John Beasley

No. 87, 85, 84
- Position: Tight end

Personal information
- Born: April 6, 1945 (age 81) Pasadena, California, U.S.
- Listed height: 6 ft 3 in (1.91 m)
- Listed weight: 228 lb (103 kg)

Career information
- High school: Buena Park
- College: California (1963–1966)
- NFL draft: 1967 (8th round, 197th overall pick)

Career history
- Minnesota Vikings (1967–1973); New Orleans Saints (1973–1974);

Awards and highlights
- NFL champion (1969);

Career NFL statistics
- Receptions: 151
- Receiving yards: 1,607
- Receiving touchdowns: 13
- Stats at Pro Football Reference

= John Beasley (American football) =

American football player (born 1945)

John Walter Beasley (born April 6, 1945) is an American former professional football player who was a tight end in the National Football League (NFL). Born in Pasadena, California, he was raised in Orange County, California and graduated from Buena Park High School. As a senior, Beasley was named All-Freeway League and All-Orange County playing end for the Coyotes, while also lettering in basketball. Beasley went on to play college football for the California Golden Bears. Standing 6'3", 228 lb, Beasley was selected by the Minnesota Vikings in the eighth round of the 1967 NFL/AFL draft. Spending his rookie year as a backup, he cracked the starting lineup in his second season, and by his third was a full time starter for head coach Bud Grant. In 1969, Beasley had his most productive season, starting 12 of 14 regular season games and catching 33 passes for 361 yards and four touchdowns. That season, Beasley helped the Vikings earn the NFL Championship and was in the starting lineup as a tight end in Super Bowl IV. He caught two passes for 41 yards in Minnesota's 24-7 loss to the Kansas City Chiefs. Beasley continued to play for the Vikings until he was traded midway through the 1973 season to New Orleans. He played for the Saints through the end of the 1974 season, and finished his eight-year NFL career with 151 receptions for 1,607 yards and 13 TDs.

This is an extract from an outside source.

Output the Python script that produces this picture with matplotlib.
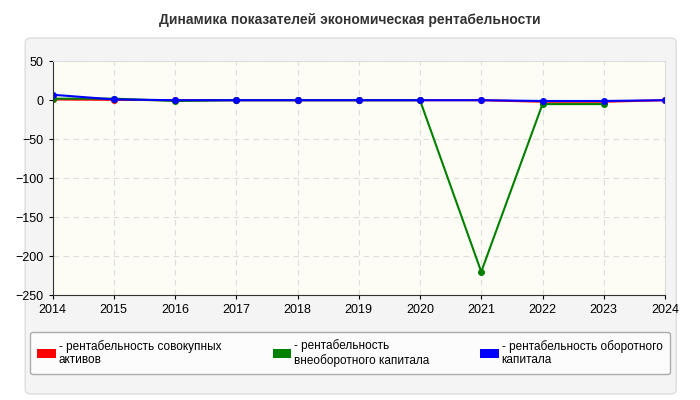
import matplotlib
matplotlib.use("Agg")
import matplotlib.pyplot as plt
from matplotlib.patches import FancyBboxPatch

plt.rcParams["font.family"] = ["Liberation Sans", "DejaVu Sans"]

years = [2014, 2015, 2016, 2017, 2018, 2019, 2020, 2021, 2022, 2023, 2024]
assets = [1, 0.5, 0, 0, 0, 0, 0, 0, -2, -2, 0]
noncurrent = [2, 2, -1, 0, 0, 0, 0, -220, -5, -5, None]
current = [7, 1, 0, 0, 0, 0, 0, 0, -1, -1, 0]
series = [
    ("- рентабельность совокупных\nактивов", assets, "#ff0000"),
    ("- рентабельность\nвнеоборотного капитала", noncurrent, "#008000"),
    ("- рентабельность оборотного\nкапитала", current, "#0000ff"),
]

fig = plt.figure(figsize=(7, 4), dpi=100, facecolor="white")
bg = fig.add_axes([0, 0, 1, 1], zorder=-10)
bg.axis("off")
bg.set_xlim(0, 1)
bg.set_ylim(0, 1)
bg.add_patch(FancyBboxPatch((0.036, 0.015), 0.93, 0.89, boxstyle="round,pad=0,rounding_size=0.01",
                            fc="#f4f4f4", ec="#dddddd"))
fig.text(0.5, 0.95, "Динамика показателей экономическая рентабельности", ha="center", va="center",
         fontsize=10, fontweight="bold", color="#333333")
ax = fig.add_axes([0.075, 0.262, 0.875, 0.585])
ax.set_facecolor("#fdfdf5")
for name, vals, col in series:
    xs = [x for x, v in zip(years, vals) if v is not None]
    ys = [v for v in vals if v is not None]
    ax.plot(xs, ys, color=col, lw=1.5, marker="o", ms=4, label=name)
ax.set_xlim(2014, 2024)
ax.set_ylim(-250, 50)
ax.set_xticks(years)
ax.set_yticks(range(-250, 51, 50))
ax.tick_params(labelsize=9, length=3)
ax.grid(True, ls=(0, (5, 4)), color="#dddddd", lw=0.8)
for s in ["top", "right"]:
    ax.spines[s].set_color("#dddddd")
for s in ["left", "bottom"]:
    ax.spines[s].set_color("#333333")

handles = [plt.Rectangle((0, 0), 1, 1, fc=c) for _, _, c in series]
fig.legend(handles, [n for n, _, _ in series], loc="lower center", bbox_to_anchor=(0.5, 0.045),
           ncol=3, fontsize=8.5, frameon=True, edgecolor="#999999", facecolor="white",
           handlelength=1.6, handleheight=0.8, handletextpad=0.2, columnspacing=2.0,
           borderpad=0.7, fancybox=True, mode="expand") if False else None
leg = fig.legend(handles, [n for n, _, _ in series], loc="lower left",
                 bbox_to_anchor=(0.035, 0.05, 0.93, 0.12), mode="expand",
                 ncol=3, fontsize=8.5, frameon=True, edgecolor="#999999", facecolor="white",
                 handlelength=1.6, handleheight=0.8, handletextpad=0.2, borderpad=0.6,
                 fancybox=True)
fig.savefig("out.png", dpi=100)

Following his playing career, Beasley worked as a color commentator for the USA Network and called, along with Barry Tompkins, The Play in 1982, when California scored on the last play of the game to defeat Stanford 25–20.

While he had been a pro football player, Beasley first invested in an Idaho gold mine, and remained involved in the enterprise for nearly 40 years, becoming a millionaire in the process.